* SUPPLIED MATERIAL
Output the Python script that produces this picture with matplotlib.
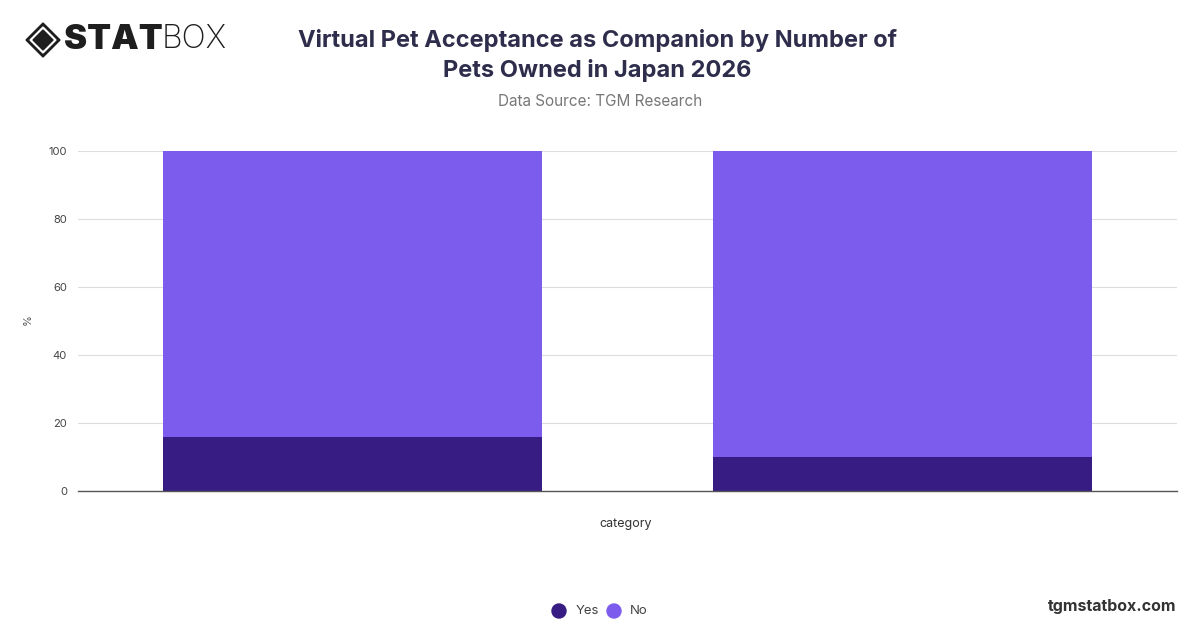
import numpy as np
import matplotlib.pyplot as plt
from matplotlib.patches import Polygon, Ellipse

# data
categories = ['1 pet', '2+ pets']
yes_share = [16, 10]
no_share = [84, 90]
series_names = ['Yes', 'No']
series_colors = ['#371c84', '#7b5ced']
y_ticks = [0, 20, 40, 60, 80, 100]

plt.rcParams['font.family'] = ['Inter', 'DejaVu Sans']

W, H = 1200, 628
fig = plt.figure(figsize=(W / 100, H / 100), dpi=100)
ax = fig.add_axes([0.065, 0.218, 0.916, 0.5416])

x = np.arange(len(categories))
ax.bar(x, yes_share, width=0.69, color=series_colors[0], zorder=3)
ax.bar(x, no_share, width=0.69, bottom=yes_share, color=series_colors[1], zorder=3)

ax.set_xlim(-0.5, len(categories) - 0.5)
ax.set_ylim(0, 100)
ax.set_yticks(y_ticks)
ax.tick_params(axis='y', length=0, labelsize=8, labelcolor='#444444', pad=8)
ax.set_xticks([])
ax.grid(axis='y', color='#dddddd', linewidth=0.8, zorder=0)
for s in ['top', 'right', 'left']:
    ax.spines[s].set_visible(False)
ax.spines['bottom'].set_color('#555555')
ax.spines['bottom'].set_linewidth(1.0)
ax.spines['bottom'].set_zorder(4)


def fx(px):
    return px / W


def fy(py):
    return 1 - py / H


fig.text(fx(28), fy(320), '%', rotation=90, ha='center', va='center',
         fontsize=8, color='#555555')
fig.text(fx(626), fy(524), 'category', ha='center', va='center',
         fontsize=9, color='#333333')

# title block
fig.text(fx(597), fy(40), 'Virtual Pet Acceptance as Companion by Number of',
         ha='center', va='center', fontsize=17, fontweight='bold', color='#2e2d4b')
fig.text(fx(597), fy(71), 'Pets Owned in Japan 2026',
         ha='center', va='center', fontsize=17, fontweight='bold', color='#2e2d4b')
fig.text(fx(600), fy(101), 'Data Source: TGM Research',
         ha='center', va='center', fontsize=11, color='#777777')

# legend
legend_x = [559, 614]
label_x = [576, 630]
for i, name in enumerate(series_names):
    fig.patches.append(Ellipse((fx(legend_x[i]), fy(611)), 14 / W, 14 / H,
                               transform=fig.transFigure, color=series_colors[i]))
    fig.text(fx(label_x[i]), fy(611), name, ha='left', va='center',
             fontsize=9.5, color='#444444')

fig.text(fx(1176), fy(606), 'tgmstatbox.com', ha='right', va='center',
         fontsize=11.5, fontweight='bold', color='#333333')

# logo
cx, cy, r = 43, 40, 17


def diamond(rr):
    return [(fx(cx), fy(cy - rr)), (fx(cx + rr), fy(cy)),
            (fx(cx), fy(cy + rr)), (fx(cx - rr), fy(cy))]


fig.patches.append(Polygon(diamond(r), closed=True, transform=fig.transFigure,
                           color='#1e1e1e'))
fig.patches.append(Polygon(diamond(r - 4), closed=True, transform=fig.transFigure,
                           color='white'))
fig.patches.append(Polygon(diamond(r - 7), closed=True, transform=fig.transFigure,
                           color='#1e1e1e'))
fig.text(fx(64), fy(40), 'STAT', ha='left', va='center', fontsize=25,
         fontweight='black', color='#1e1e1e')
fig.text(fx(162), fy(40), 'BOX', ha='left', va='center', fontsize=23,
         fontweight='light', color='#1e1e1e')

fig.savefig('out.png', dpi=100, facecolor='white')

* WORK REQUIRED
Up to and including the line with "from matplotlib.patches import", copy the data above from its first line. Skip pictures.

* COMPLETE RESPONSE
Output the Python script that produces this picture with matplotlib.
import numpy as np
import matplotlib.pyplot as plt
from matplotlib.patches import Polygon, Ellipse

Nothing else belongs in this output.